The amount of the annual charge on properties valued above GBP 500,000 owned by NNPs is as follows:

Property value (GBP) Annual charge (2017/18) (GBP)
500,001 to 1 million 3,500
1,000,001 to 2 million 7,005
2,000,001 to 5 million 23,550
5,000,001 to 10 million 54,950
10,000,001 to 20 million 110,100
More than 20 million 220,350

The ATED charges increases in line with CPI each year and is pro-rated where the property is not held for the whole period. However, the property value bands are not to be indexed linked. ATED is also pro-rated when a property comes in and out of one of the reliefs during the charging period.

Luxury and excise taxes

There are no luxury and excise taxes applicable to individuals in the United Kingdom.

Stamp taxes

Acquisitions of land and buildings are charged to SDLT at graduated rates of up to 12% (or 5% for non-residential or mixed property).

With respect to residential property, no stamp duty is payable on the first GBP 125,000. Then the purchaser pays 2% on the portion up to GBP 250,000, and 5% on the portion up to GBP 925,000. Between that point and GBP 1.5 million, it’s 10%, then 12% on anything over GBP 1.5 million.

The new stamp duty rates are set out in the table below.

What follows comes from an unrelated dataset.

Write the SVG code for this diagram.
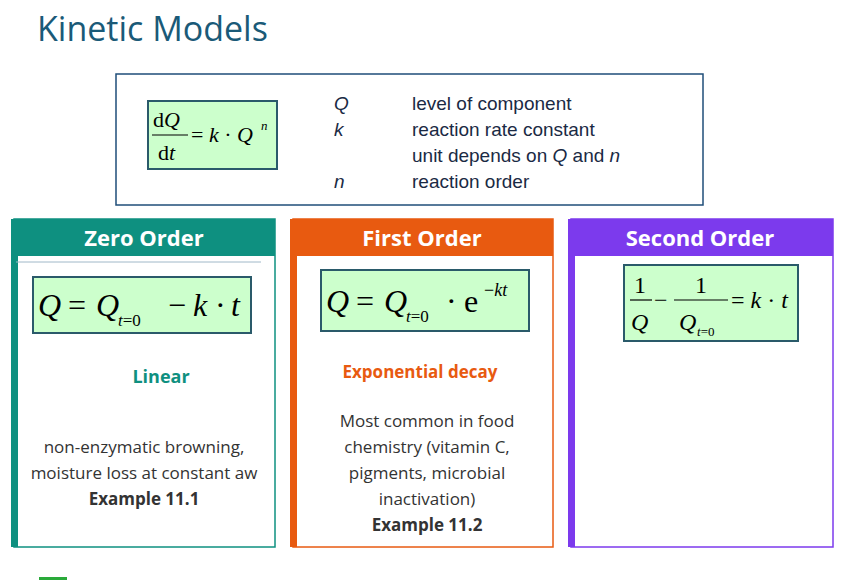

Purchase price of property (GBP) Stamp duty (%) paid on the part of the property price within each tax band
0 to 125,000 0
125,001 to 250,000 2
250,001 to 925,000 5
925,001 to 1,500,000 10
More than 1,500,001 12

The government introduced legislation to disincentivise the acquisition and holding of residential property (property over GBP 500,000) through a company or other NNP as opposed to the individual acquiring that property directly. If a company or other NNP acquires high-value residential property, the rate of SDLT is 15%, subject to relief if the property is used commercially.

Since April 2016, on the acquisition of a buy-to-let residential property or second home, the purchaser has to pay 3% more in stamp duty at each price banding. On a home worth GBP 250,000, this boosts the tax bill by GBP 7,500 to a total of GBP 10,000. The amount of tax relief on mortgage interest is being tapered down to 20% by 2020, halving the relief for higher-rate taxpayers.

Air passenger duty

Individuals leaving the United Kingdom by air are obligated to pay a duty, which in practice is invariably included in the cost of the air ticket. Rates of duty are based on a system of geographical banding and class of travel, ranging from a reduced rate of GBP 13 for short haul destinations in the lowest class of travel (for passengers over age 12; no charge for 12 and under) to GBP 156 for long haul destinations in higher classes of travel. Certain exemptions and lower rates apply for some geographically outlying areas of the United Kingdom. Significantly higher rates apply for travel in certain 'executive jets', where the aircraft is 20 tonnes or more and is equipped to carry fewer than 19 passengers. The scope of air passenger duty includes smaller aircraft, including private jets, with an authorised take-off weight of 5.7 tonnes or more.